The GOP Convention-1968

I went to Miami for the 1968 GOP convention and wrote a story, which I just found, for the Washington University Newspaper.  I flew to Miami on student standby for $25 each way, after working the summer as an order picker in a coat warehouse.  I stayed in a hotel room that my father’s friend had (he worked for a TV network).

Reading the story refreshed my memory.  Miami Beach and the hotels that housed the delegates were overwhelmingly White.  The only persons of color I saw, other than Cubans, were Reverend Ralph Abernathy and about forty people from his organization, “The Poor People’s March.” Security was incredibly light, even considering the two assassinations that had occurred earlier that year.  The Fontainebleau Hotel was Nixon’s headquarters, and not only could one simply walk into the lobby without being frisked, but when Nixon arrived he waded through a crowd of about one thousand people who touched him or shook his hand, me included. 
There were many hospitality suites.  H.L. Hunt, the big oil baron, had one.  I took the elevator up and knocked on the door, and he personally answered it and gave me a speech that I long since have forgotten. 
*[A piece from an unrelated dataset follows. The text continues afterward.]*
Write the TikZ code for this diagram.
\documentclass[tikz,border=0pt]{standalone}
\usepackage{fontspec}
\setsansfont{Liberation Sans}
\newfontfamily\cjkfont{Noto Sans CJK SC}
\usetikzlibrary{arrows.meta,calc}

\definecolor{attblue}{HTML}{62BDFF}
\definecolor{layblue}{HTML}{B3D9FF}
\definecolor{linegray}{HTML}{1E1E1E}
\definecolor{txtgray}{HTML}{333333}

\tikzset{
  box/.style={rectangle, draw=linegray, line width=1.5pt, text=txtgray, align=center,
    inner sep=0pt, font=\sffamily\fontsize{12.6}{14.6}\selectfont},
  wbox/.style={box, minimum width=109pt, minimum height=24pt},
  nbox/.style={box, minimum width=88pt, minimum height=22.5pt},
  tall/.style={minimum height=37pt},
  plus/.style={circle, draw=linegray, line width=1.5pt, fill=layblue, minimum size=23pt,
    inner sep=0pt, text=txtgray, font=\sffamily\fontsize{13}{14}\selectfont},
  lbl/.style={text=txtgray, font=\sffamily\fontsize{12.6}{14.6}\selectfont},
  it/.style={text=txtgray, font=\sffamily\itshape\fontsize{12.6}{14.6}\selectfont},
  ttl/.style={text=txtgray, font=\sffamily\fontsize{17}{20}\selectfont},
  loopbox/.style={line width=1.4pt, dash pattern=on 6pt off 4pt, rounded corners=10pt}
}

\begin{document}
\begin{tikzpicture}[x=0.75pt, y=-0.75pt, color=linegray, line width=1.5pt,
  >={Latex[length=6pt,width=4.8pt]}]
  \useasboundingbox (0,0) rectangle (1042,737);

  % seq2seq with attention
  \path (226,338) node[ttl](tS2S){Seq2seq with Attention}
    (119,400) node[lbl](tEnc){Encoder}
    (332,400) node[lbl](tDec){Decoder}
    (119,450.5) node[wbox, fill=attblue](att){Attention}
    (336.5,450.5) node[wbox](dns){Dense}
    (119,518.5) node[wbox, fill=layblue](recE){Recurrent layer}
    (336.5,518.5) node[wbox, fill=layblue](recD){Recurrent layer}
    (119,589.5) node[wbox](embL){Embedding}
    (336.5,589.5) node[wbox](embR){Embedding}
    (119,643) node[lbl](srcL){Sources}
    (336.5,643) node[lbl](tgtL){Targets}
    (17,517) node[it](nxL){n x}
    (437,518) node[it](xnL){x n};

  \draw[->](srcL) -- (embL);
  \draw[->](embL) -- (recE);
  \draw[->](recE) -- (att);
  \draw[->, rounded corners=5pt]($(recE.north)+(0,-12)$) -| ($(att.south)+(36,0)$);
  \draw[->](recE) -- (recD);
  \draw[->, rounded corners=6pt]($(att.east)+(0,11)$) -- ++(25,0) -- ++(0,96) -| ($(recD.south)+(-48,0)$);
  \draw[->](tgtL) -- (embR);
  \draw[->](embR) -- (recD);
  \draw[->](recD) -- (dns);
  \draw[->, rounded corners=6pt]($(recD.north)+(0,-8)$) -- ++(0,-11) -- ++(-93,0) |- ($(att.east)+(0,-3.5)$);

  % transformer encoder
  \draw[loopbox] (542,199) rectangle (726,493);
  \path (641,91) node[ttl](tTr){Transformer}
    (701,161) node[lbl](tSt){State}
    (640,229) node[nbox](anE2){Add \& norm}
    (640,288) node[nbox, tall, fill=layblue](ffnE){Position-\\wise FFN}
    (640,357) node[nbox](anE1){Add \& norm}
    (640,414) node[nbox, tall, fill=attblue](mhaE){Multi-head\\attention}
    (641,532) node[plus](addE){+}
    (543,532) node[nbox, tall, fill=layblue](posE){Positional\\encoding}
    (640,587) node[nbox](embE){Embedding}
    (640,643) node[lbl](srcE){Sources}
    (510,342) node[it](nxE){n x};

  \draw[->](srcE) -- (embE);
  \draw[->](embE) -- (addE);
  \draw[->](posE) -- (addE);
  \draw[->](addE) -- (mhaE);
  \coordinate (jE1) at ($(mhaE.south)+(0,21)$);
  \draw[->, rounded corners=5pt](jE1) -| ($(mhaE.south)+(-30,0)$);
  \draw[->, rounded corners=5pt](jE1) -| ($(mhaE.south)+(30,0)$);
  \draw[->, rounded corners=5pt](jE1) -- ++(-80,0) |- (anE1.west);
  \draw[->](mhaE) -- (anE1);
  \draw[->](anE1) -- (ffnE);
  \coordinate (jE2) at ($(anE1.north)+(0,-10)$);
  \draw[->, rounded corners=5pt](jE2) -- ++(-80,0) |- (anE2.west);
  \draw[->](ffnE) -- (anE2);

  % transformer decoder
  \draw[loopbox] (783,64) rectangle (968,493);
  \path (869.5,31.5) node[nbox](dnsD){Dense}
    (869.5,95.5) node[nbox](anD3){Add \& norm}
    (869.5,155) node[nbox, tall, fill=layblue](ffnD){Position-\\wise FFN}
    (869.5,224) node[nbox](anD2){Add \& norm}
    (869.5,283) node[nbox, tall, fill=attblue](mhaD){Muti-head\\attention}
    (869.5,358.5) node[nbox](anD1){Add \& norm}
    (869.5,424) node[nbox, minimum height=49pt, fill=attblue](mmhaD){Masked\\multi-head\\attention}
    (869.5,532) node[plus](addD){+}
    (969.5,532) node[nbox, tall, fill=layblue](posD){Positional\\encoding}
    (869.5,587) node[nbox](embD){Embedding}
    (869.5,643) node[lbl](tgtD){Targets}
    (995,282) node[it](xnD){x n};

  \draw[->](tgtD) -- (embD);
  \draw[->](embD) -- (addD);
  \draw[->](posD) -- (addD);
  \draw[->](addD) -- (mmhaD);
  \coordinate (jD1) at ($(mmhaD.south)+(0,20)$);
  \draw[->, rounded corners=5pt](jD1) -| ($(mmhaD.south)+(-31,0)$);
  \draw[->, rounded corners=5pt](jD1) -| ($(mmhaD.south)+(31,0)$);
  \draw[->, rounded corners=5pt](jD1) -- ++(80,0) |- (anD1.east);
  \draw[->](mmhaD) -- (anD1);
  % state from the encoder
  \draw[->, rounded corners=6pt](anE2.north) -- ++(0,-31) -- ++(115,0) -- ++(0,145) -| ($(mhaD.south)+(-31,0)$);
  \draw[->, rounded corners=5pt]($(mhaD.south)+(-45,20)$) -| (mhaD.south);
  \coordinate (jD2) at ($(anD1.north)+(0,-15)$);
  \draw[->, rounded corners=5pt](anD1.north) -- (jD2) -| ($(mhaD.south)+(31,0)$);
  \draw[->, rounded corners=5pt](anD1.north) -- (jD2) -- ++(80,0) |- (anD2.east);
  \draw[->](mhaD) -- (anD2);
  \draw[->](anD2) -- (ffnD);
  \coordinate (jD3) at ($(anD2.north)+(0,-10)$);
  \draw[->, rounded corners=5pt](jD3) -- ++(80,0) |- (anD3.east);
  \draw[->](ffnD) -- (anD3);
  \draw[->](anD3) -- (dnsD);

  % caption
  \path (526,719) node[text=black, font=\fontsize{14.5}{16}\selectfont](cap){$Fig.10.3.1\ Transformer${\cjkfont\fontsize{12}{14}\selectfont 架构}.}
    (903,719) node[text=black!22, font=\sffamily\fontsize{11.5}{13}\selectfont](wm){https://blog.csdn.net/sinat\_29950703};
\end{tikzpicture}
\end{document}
 Lifelong Republican Wilt Chamberlain had a suite too.  When I entered there was “The Stilt” sitting around with four or five other people, and he was very friendly.

 That convention was the last one where the result had not been decided before it began.  Nelson Rockefeller had a significant minority of delegates and Ronald Reagan an even smaller one, but Nixon was able to wrangle enough votes for a first ballot win.  He then selected the unknown Spiro Agnew, who was famous for not visiting a black slum and saying, “If you’ve seen one slum you’ve seen them all.”

 Things were a lot different the next month when I was in Chicago for the Democratic Convention. I think I’m one of the few people still alive who was at both. I’ll write about the latter next month.